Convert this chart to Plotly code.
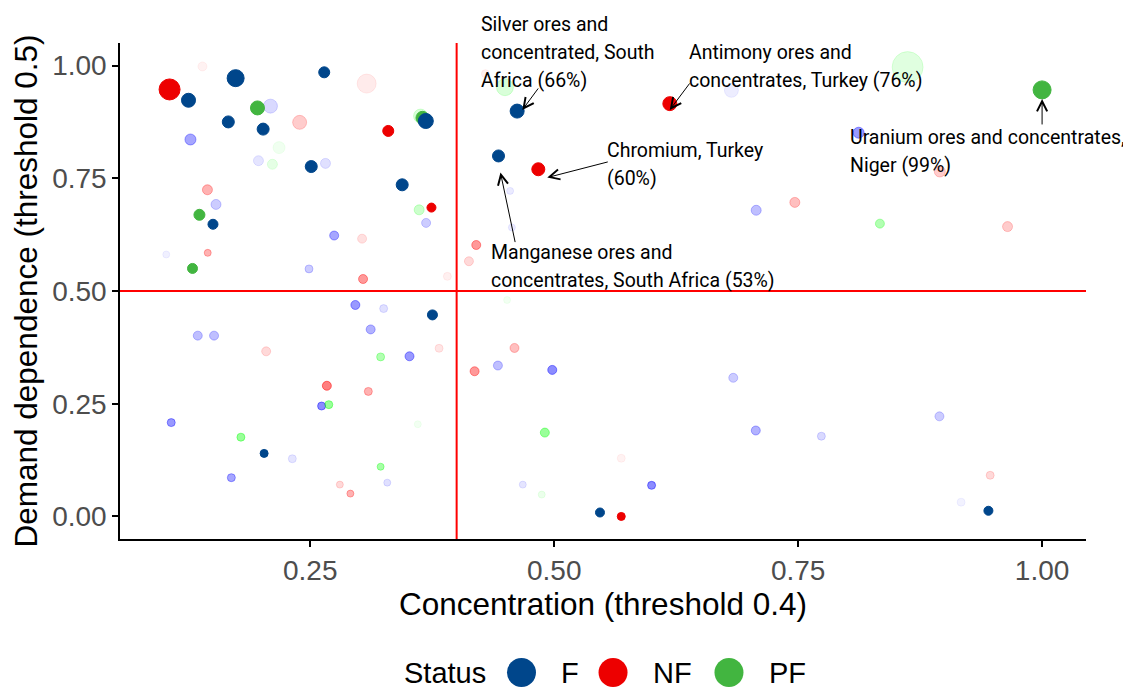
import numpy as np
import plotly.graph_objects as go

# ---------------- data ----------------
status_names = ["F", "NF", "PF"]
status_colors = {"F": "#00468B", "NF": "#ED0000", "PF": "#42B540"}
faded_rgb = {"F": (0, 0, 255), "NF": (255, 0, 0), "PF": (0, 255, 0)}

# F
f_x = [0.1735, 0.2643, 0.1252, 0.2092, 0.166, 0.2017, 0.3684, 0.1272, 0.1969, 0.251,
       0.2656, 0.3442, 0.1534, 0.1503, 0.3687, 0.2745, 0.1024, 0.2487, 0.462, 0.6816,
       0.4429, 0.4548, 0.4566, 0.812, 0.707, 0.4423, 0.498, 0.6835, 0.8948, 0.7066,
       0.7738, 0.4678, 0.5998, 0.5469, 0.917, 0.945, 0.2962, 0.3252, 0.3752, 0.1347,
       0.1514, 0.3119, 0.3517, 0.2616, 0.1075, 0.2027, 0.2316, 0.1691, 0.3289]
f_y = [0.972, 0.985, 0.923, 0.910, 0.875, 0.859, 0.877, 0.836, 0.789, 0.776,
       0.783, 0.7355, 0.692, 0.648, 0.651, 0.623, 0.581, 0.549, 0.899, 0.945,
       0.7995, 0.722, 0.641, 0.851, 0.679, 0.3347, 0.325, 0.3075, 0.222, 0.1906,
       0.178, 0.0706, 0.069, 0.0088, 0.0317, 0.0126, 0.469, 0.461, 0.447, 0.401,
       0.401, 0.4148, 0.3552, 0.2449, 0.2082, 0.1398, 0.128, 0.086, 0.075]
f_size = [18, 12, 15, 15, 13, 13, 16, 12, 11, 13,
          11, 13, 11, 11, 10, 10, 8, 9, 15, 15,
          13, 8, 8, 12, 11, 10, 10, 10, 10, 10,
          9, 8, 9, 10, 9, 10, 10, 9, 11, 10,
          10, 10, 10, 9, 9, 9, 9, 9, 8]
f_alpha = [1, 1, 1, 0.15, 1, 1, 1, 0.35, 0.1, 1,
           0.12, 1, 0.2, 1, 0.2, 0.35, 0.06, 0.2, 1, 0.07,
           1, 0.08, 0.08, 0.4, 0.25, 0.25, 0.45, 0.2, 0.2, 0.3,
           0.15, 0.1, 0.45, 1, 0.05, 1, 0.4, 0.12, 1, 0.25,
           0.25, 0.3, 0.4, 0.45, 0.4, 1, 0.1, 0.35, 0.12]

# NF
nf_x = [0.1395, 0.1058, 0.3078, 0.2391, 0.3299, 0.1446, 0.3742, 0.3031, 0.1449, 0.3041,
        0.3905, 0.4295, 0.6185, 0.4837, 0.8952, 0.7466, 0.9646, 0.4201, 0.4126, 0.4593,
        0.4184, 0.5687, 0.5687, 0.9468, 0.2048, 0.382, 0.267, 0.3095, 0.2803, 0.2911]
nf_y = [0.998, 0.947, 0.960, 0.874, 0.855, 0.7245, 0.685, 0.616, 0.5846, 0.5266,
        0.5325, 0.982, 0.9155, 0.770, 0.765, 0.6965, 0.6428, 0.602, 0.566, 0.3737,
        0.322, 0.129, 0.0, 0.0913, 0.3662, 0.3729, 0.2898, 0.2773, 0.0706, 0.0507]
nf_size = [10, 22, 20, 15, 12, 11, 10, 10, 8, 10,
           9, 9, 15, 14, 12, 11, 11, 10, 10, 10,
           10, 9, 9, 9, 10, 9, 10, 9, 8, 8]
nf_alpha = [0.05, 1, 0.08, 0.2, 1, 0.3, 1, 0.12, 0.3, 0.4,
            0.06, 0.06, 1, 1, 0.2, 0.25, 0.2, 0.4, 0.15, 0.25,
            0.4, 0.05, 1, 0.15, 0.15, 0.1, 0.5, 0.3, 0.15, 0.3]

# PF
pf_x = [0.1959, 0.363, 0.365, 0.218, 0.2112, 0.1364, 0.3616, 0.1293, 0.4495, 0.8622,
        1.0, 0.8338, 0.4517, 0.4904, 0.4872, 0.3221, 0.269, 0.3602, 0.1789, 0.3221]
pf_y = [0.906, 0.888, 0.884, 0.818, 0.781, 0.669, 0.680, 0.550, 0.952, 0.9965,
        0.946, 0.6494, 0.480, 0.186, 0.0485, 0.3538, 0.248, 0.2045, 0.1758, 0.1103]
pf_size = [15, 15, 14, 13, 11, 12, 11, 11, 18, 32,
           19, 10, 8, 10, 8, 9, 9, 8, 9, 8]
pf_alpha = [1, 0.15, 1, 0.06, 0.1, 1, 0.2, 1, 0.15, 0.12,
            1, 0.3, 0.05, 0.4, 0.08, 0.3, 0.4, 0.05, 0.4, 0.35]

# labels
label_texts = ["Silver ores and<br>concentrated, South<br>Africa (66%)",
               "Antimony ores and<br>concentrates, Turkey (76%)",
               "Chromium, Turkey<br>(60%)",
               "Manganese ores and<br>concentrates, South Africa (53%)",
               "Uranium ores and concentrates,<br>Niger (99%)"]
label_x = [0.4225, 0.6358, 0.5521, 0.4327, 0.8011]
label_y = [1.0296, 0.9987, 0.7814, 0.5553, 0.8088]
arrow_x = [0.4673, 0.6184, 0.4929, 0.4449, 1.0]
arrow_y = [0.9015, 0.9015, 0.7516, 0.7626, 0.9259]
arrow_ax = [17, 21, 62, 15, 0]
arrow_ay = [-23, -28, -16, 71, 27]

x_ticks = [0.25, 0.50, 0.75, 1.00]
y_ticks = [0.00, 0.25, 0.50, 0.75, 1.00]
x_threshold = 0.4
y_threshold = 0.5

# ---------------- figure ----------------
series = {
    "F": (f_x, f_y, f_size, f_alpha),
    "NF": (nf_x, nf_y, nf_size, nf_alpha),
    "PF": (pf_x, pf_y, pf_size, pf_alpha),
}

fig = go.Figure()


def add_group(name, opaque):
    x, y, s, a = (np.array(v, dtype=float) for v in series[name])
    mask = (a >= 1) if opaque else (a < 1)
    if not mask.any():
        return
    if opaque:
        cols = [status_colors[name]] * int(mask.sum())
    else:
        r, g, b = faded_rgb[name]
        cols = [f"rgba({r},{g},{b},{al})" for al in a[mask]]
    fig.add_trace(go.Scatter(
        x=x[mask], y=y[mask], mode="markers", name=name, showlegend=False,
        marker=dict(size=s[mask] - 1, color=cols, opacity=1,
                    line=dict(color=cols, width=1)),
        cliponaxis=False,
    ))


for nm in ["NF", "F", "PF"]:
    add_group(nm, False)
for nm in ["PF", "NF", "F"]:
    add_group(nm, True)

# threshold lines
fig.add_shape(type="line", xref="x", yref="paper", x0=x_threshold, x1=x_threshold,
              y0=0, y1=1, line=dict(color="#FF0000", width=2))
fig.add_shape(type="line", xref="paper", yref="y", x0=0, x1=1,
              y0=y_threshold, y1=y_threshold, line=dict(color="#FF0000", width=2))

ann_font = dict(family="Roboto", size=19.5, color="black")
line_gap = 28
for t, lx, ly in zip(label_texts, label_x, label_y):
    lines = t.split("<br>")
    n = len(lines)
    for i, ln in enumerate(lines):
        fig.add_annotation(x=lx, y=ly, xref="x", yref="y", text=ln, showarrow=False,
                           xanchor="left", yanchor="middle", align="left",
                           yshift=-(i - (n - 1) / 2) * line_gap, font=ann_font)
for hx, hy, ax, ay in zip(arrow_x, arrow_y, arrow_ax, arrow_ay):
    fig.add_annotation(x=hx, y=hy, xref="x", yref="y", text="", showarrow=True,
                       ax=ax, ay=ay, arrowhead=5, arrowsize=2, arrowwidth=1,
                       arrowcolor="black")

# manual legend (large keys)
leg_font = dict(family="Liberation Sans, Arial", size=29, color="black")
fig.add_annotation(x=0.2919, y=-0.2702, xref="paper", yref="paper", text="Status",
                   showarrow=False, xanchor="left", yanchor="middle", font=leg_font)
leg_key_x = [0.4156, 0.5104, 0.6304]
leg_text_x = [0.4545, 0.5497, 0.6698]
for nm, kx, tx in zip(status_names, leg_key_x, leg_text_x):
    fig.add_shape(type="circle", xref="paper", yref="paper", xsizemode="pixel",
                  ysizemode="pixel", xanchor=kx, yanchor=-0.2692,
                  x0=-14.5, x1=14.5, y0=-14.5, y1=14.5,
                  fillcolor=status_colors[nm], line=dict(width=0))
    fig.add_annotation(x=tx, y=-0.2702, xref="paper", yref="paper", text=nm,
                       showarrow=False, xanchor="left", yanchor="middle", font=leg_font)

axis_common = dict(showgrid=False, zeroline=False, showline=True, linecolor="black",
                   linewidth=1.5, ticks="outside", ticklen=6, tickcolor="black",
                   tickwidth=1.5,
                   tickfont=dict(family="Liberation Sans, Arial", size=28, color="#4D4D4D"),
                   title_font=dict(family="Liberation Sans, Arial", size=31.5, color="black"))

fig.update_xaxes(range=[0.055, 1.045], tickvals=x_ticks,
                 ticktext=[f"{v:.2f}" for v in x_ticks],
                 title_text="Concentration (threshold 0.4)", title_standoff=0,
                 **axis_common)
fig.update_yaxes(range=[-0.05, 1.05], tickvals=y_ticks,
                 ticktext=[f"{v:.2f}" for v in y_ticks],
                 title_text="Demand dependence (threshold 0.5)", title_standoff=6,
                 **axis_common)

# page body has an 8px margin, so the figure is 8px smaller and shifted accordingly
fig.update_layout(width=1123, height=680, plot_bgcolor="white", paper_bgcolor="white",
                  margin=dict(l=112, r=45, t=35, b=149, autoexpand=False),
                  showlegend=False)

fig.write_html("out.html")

********************

◆ **TASK GOAL**
Every line from the top of the material above through the line with "0.25, 0.3, 0.4, 0.45, 0.4, 1, 0.1, 0.35, 0.12]" should be duplicated exactly, please; leave out the pictures.

◆ **WRITTEN SOLUTION**
Convert this chart to Plotly code.
import numpy as np
import plotly.graph_objects as go

# ---------------- data ----------------
status_names = ["F", "NF", "PF"]
status_colors = {"F": "#00468B", "NF": "#ED0000", "PF": "#42B540"}
faded_rgb = {"F": (0, 0, 255), "NF": (255, 0, 0), "PF": (0, 255, 0)}

# F
f_x = [0.1735, 0.2643, 0.1252, 0.2092, 0.166, 0.2017, 0.3684, 0.1272, 0.1969, 0.251,
       0.2656, 0.3442, 0.1534, 0.1503, 0.3687, 0.2745, 0.1024, 0.2487, 0.462, 0.6816,
       0.4429, 0.4548, 0.4566, 0.812, 0.707, 0.4423, 0.498, 0.6835, 0.8948, 0.7066,
       0.7738, 0.4678, 0.5998, 0.5469, 0.917, 0.945, 0.2962, 0.3252, 0.3752, 0.1347,
       0.1514, 0.3119, 0.3517, 0.2616, 0.1075, 0.2027, 0.2316, 0.1691, 0.3289]
f_y = [0.972, 0.985, 0.923, 0.910, 0.875, 0.859, 0.877, 0.836, 0.789, 0.776,
       0.783, 0.7355, 0.692, 0.648, 0.651, 0.623, 0.581, 0.549, 0.899, 0.945,
       0.7995, 0.722, 0.641, 0.851, 0.679, 0.3347, 0.325, 0.3075, 0.222, 0.1906,
       0.178, 0.0706, 0.069, 0.0088, 0.0317, 0.0126, 0.469, 0.461, 0.447, 0.401,
       0.401, 0.4148, 0.3552, 0.2449, 0.2082, 0.1398, 0.128, 0.086, 0.075]
f_size = [18, 12, 15, 15, 13, 13, 16, 12, 11, 13,
          11, 13, 11, 11, 10, 10, 8, 9, 15, 15,
          13, 8, 8, 12, 11, 10, 10, 10, 10, 10,
          9, 8, 9, 10, 9, 10, 10, 9, 11, 10,
          10, 10, 10, 9, 9, 9, 9, 9, 8]
f_alpha = [1, 1, 1, 0.15, 1, 1, 1, 0.35, 0.1, 1,
           0.12, 1, 0.2, 1, 0.2, 0.35, 0.06, 0.2, 1, 0.07,
           1, 0.08, 0.08, 0.4, 0.25, 0.25, 0.45, 0.2, 0.2, 0.3,
           0.15, 0.1, 0.45, 1, 0.05, 1, 0.4, 0.12, 1, 0.25,
           0.25, 0.3, 0.4, 0.45, 0.4, 1, 0.1, 0.35, 0.12]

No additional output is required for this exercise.